Screening every new colon cancer patient for a particular familial disorder extends lives at a reasonable cost, say Stanford University School of Medicine researchers. The team hopes the results will encourage more medical centers to adopt widespread screening policies.
Approximately 3 to 5 percent of colorectal tumors are caused by a heritable condition called Lynch syndrome, which greatly increases the odds of colon and other cancers in a person's lifetime. Siblings and children of someone with Lynch syndrome each have a 50 percent chance of carrying the mutation, so the first diagnosis in a family reveals the risk for many relatives. But the discovery can save lives.
"This is a situation where, if you find out genetic information, you can improve your outcome," said Uri Ladabaum, MD, associate professor of gastroenterology and hepatology, and lead author of the study. Lynch syndrome patients can take defensive steps (such as yearly colonoscopies) that can either prevent cancer or alert them to get cancer treatment early, when it has the best chance of working. Stanford and several other U.S. medical centers now test all colon tumors to identify families with the genetic disorder, but in an era of shrinking wallets and booming health-care costs, some may wonder whether these policies are worth it.
"We were interested in whether it would be cost-effective to test a lot of colon tumors to find the few that are due to Lynch syndrome and, if so, what would be the most cost-effective strategy," said Ladabaum.
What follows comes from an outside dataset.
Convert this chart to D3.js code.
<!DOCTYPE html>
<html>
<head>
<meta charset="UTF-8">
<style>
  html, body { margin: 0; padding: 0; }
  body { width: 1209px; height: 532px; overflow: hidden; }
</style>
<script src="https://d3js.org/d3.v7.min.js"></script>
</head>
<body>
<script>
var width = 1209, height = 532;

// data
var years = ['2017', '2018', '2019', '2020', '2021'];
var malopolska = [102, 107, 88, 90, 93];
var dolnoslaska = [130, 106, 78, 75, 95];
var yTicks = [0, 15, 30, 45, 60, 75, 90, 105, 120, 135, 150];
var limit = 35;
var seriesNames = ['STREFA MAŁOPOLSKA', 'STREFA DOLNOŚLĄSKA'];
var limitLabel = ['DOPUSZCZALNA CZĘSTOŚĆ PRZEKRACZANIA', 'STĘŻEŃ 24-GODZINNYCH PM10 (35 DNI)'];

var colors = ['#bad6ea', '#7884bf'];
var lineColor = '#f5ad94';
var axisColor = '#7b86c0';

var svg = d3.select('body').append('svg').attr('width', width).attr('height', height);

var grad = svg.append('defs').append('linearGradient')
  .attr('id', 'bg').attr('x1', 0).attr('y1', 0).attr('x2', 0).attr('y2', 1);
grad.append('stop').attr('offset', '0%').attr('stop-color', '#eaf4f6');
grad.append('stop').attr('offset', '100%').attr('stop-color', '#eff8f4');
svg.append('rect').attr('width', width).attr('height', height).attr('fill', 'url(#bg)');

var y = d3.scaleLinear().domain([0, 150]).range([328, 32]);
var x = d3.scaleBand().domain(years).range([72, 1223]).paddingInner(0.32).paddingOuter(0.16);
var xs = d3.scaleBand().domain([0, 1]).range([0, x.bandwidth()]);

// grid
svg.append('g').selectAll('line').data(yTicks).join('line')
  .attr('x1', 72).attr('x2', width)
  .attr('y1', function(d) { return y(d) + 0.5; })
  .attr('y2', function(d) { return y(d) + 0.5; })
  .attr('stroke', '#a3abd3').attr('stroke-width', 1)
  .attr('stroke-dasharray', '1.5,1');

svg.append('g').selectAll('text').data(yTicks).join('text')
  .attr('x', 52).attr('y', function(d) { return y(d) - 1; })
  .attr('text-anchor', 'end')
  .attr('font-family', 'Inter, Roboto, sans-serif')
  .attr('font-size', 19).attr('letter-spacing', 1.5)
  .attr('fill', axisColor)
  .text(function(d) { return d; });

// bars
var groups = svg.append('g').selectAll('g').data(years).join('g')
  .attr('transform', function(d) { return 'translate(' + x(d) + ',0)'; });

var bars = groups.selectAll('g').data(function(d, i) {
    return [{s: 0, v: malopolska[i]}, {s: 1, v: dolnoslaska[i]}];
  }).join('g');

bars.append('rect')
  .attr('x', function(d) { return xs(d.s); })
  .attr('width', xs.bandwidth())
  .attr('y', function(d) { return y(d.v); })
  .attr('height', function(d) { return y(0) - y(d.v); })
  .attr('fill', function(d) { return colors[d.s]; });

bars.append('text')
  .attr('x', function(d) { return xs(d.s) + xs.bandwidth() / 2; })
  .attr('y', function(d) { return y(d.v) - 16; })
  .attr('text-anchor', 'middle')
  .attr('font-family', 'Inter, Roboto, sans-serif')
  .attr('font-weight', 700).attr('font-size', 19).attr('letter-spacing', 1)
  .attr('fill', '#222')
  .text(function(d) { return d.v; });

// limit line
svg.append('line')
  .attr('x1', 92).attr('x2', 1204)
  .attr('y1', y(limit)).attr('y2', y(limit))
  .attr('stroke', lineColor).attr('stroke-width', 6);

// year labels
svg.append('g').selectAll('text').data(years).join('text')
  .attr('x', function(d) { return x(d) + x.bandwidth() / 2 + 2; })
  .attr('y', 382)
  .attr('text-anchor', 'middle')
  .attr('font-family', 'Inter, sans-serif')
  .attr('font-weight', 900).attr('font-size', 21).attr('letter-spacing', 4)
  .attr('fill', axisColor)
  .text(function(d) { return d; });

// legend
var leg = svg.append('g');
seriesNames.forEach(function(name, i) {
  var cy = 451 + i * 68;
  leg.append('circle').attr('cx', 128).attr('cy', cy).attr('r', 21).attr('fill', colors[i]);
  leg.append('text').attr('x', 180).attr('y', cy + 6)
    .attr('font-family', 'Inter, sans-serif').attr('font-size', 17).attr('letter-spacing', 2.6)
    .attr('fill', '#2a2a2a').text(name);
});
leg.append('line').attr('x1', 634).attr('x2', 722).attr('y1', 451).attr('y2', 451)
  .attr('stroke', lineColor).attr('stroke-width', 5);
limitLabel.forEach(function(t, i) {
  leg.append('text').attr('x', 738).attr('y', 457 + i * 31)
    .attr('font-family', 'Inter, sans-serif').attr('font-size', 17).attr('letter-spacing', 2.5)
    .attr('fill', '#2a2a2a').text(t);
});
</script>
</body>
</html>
He and his colleagues used computer simulations to compare the years of lives gained and the money spent if all new cases of colorectal cancer were tested for Lynch syndrome. They found that such screening programs can reduce cancer deaths at a price within the typical range of U.S. health-care costs. The study will be published in the July 19 issue of Annals of Internal Medicine.
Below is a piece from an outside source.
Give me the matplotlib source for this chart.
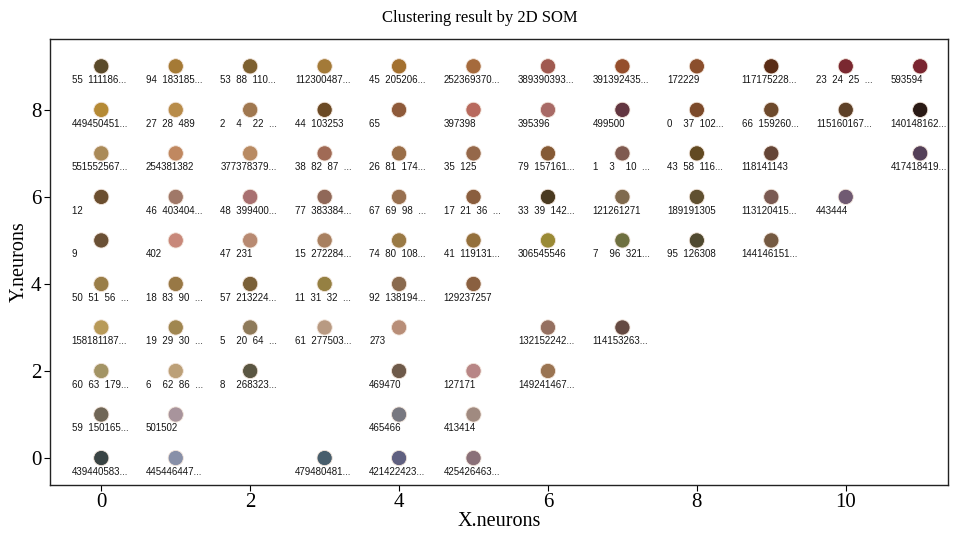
import matplotlib.pyplot as plt

# SOM grid coordinates of every occupied neuron
x_neurons = [0, 1, 2, 3, 4, 5, 6, 7, 8, 9, 10, 11,
             0, 1, 2, 3, 4, 5, 6, 7, 8, 9, 10, 11,
             0, 1, 2, 3, 4, 5, 6, 7, 8, 9, 11,
             0, 1, 2, 3, 4, 5, 6, 7, 8, 9, 10,
             0, 1, 2, 3, 4, 5, 6, 7, 8, 9,
             0, 1, 2, 3, 4, 5,
             0, 1, 2, 3, 4, 6, 7,
             0, 1, 2, 4, 5, 6,
             0, 1, 4, 5,
             0, 1, 3, 4, 5]
y_neurons = [9] * 12 + [8] * 12 + [7] * 11 + [6] * 11 + [5] * 10 + \
            [4] * 6 + [3] * 7 + [2] * 6 + [1] * 4 + [0] * 5

# first members of each neuron, and whether the neuron holds more
members = [
    [55, 111, 186], [94, 183, 185], [53, 88, 110], [112, 300, 487], [45, 205, 206], [252, 369, 370],
    [389, 390, 393], [391, 392, 435], [172, 229], [117, 175, 228], [23, 24, 25], [593, 594],
    [449, 450, 451], [27, 28, 489], [2, 4, 22], [44, 103, 253], [65], [397, 398],
    [395, 396], [499, 500], [0, 37, 102], [66, 159, 260], [115, 160, 167], [140, 148, 162],
    [551, 552, 567], [254, 381, 382], [377, 378, 379], [38, 82, 87], [26, 81, 174], [35, 125],
    [79, 157, 161], [1, 3, 10], [43, 58, 116], [118, 141, 143], [417, 418, 419],
    [12], [46, 403, 404], [48, 399, 400], [77, 383, 384], [67, 69, 98], [17, 21, 36],
    [33, 39, 142], [121, 261, 271], [189, 191, 305], [113, 120, 415], [443, 444],
    [9], [402], [47, 231], [15, 272, 284], [74, 80, 108], [41, 119, 131],
    [306, 545, 546], [7, 96, 321], [95, 126, 308], [144, 146, 151],
    [50, 51, 56], [18, 83, 90], [57, 213, 224], [11, 31, 32], [92, 138, 194], [129, 237, 257],
    [158, 181, 187], [19, 29, 30], [5, 20, 64], [61, 277, 503], [273], [132, 152, 242], [114, 153, 263],
    [60, 63, 179], [6, 62, 86], [8, 268, 323], [469, 470], [127, 171], [149, 241, 467],
    [59, 150, 165], [501, 502], [465, 466], [413, 414],
    [439, 440, 583], [445, 446, 447], [479, 480, 481], [421, 422, 423], [425, 426, 463],
]
more = [1, 1, 1, 1, 1, 1, 1, 1, 0, 1, 1, 0,
        1, 0, 1, 0, 0, 0, 0, 0, 1, 1, 1, 1,
        1, 0, 1, 1, 1, 0, 1, 1, 1, 0, 1,
        0, 1, 1, 1, 1, 1, 1, 0, 0, 1, 0,
        0, 0, 0, 1, 1, 1, 0, 1, 0, 1,
        1, 1, 1, 1, 1, 0,
        1, 1, 1, 1, 0, 1, 1,
        1, 1, 1, 0, 0, 1,
        1, 0, 0, 0,
        1, 1, 1, 1, 1]

# mean colour of the samples mapped to each neuron
colors = [
    '#5a4a2a', '#a57a35', '#7d6030', '#a37a38', '#a3702f', '#a56a3c',
    '#a05a50', '#954e2c', '#8b4f2c', '#5a2c15', '#7a2830', '#7a2530',
    '#b58a35', '#b88c4a', '#a07850', '#6b4a25', '#8e5a3a', '#b86a5e',
    '#a86a66', '#633641', '#7c4a2a', '#6e4a2c', '#5e4128', '#2a1a15',
    '#aa8a58', '#c08860', '#b88a62', '#a06a55', '#9a6e48', '#95684a',
    '#855a35', '#7f5a50', '#624a22', '#654536', '#544058',
    '#6b4e2f', '#a07868', '#a87070', '#906858', '#987050', '#8a5e3e',
    '#4a3a20', '#806a4e', '#605030', '#7a5a52', '#705a72',
    '#6a5035', '#c8887a', '#b88a72', '#a88060', '#9a7a45', '#94703c',
    '#9a8a35', '#6e7040', '#504a30', '#755a42',
    '#9a7e48', '#987845', '#7a6038', '#958042', '#8a6a4e', '#8a6040',
    '#b89a58', '#a08650', '#8e7a5a', '#b89a82', '#b88e78', '#957060', '#654a42',
    '#a39465', '#bca078', '#5a5642', '#6e5a4a', '#b88686', '#9a7452',
    '#706656', '#a8949c', '#787880', '#a08a80',
    '#3a4444', '#8890a8', '#485e6c', '#606080', '#8a7078',
]

serif = 'Liberation Serif'


def member_label(ids, has_more):
    # each id left aligned in a three-digit field
    parts = [str(i) + '  ' * (3 - len(str(i))) for i in ids]
    return ''.join(parts) + ('...' if has_more else '')


fig = plt.figure(figsize=(9.6, 5.33), dpi=100)
ax = fig.add_axes([0.052, 0.09, 0.936, 0.837])

ax.scatter(x_neurons, y_neurons, c=colors, s=120, edgecolors='#f3e6dc',
           linewidths=0.6, zorder=3)

for x, y, ids, m in zip(x_neurons, y_neurons, members, more):
    ax.text(x - 0.40, y - 0.32, member_label(ids, m), ha='left', va='center',
            fontsize=7, fontfamily='Liberation Sans', color='#151515')

ax.set_xlim(-0.69, 11.38)
ax.set_ylim(-0.62, 9.63)
ax.set_xticks([0, 2, 4, 6, 8, 10])
ax.set_yticks([0, 2, 4, 6, 8])

fig.suptitle('Clustering result by 2D SOM', x=0.5, y=0.966, va='center',
             fontsize=12, fontfamily=serif)
ax.set_xlabel('X.neurons', fontsize=14.5, fontfamily=serif, labelpad=0)
ax.set_ylabel('Y.neurons', fontsize=14.5, fontfamily=serif, labelpad=2)
for lab in ax.get_xticklabels() + ax.get_yticklabels():
    lab.set_fontfamily(serif)
    lab.set_fontsize(15)
ax.tick_params(direction='out', length=4, width=0.8, pad=2)

for sp in ax.spines.values():
    sp.set_color('#222222')
    sp.set_linewidth(1.0)

fig.savefig('out.png', dpi=100)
Prior to the availability of genetic testing, Lynch syndrome was identified by sharp-eyed genetic counselors and physicians who noticed the high frequency of cancers in certain families. But this method isn't foolproof, especially if a patient doesn't know his or her family history. "We think there are other families out there that have a predisposition for cancers," said co-author James Ford, MD, associate professor of oncology, of genetics and of pediatrics. "The initial small investment of doing the screen is ultimately going to pay off in terms of costs to society as well as in saving lives."
An average person's lifetime risk of developing colon cancer is around 5 percent. For a person with Lynch syndrome, that risk grows to 70 percent or more. Lynch syndrome also raises the risk of other cancers, including uterine and ovarian cancer. Female patients with the disorder who get regular tumor checks and who choose to have preventative hysterectomies would benefit most from widespread screening of colon tumors, according to the study.
Lynch syndrome is caused by mutations in a set of genes that normally run quality control on the DNA of cells. The loss of a molecular DNA inspector predisposes Lynch syndrome patients to tumor growth. Pathologists can look for unusual patterns in the DNA of tumor cells that hint at the diminished quality control or they can take a more direct look to see which, if any, inspector is missing. Each method has its own level of accuracy as well as its own cost. Once a pathologist identifies a tumor that might be caused by the disorder, more tests are needed to confirm the suspicion and to determine the particular mutation being carried in the patient.
The researchers used existing health statistics to simulate colon cancer patients of varying ages and family sizes. They incorporated known rates of Lynch syndrome and the associated odds of developing future colon, uterine and ovarian cancers. They then tested different scenarios of tumor screening and patient decisions, including whether patients alerted their family members and if those family members also got tested. The team then examined whether the costs fell within or below $50,000 to $100,000 per year of life gained, a typical range for the modern U.S. health-care system.
The most cost-effective method involved checking whether tumors were missing any molecular quality inspectors, followed by DNA sequencing of the suspected gene. But no matter which testing methods were used, it was most important to test multiple family members after the initial diagnosis. Pathologists use several tests to identify the specific mutation in the first family member, but that only needs to be done once. Subsequent diagnoses in relatives are much simpler. The researchers found that three or four family members needed to be tested and then follow recommended preventive measures for the process to have a reasonable price tag. "All these interventions are more likely to be cost-effective if you can spread the benefit across more relatives," said Ladabaum.
Family involvement can vary greatly among patients, in part because families differ in size and because patients have a wide range of responses to learning about the genetic disorder. "Families are complicated," said Nicolette Chun, a genetics counselor at Stanford who was not involved with the study. "Some patients spread the news far and wide to several family members. Others don't cope with the information well and aren't proactive."
The study suggests that more medical centers could adopt tumor-screening policies like Stanford's. "A systematic approach to identify families with Lynch syndrome makes sense clinically, because it can save lives, and economically, because its costs are comparable to other things we choose to spend our health-care dollars on," said Ladabaum. "We advocate establishing similar tumor-screening systems on a national level."
The study was funded by the National Institutes of Health. The Stanford team collaborated with researchers at the University of California-San Francisco, Baylor University Medical Center in Dallas and Memorial Sloan-Kettering Cancer Center in New York.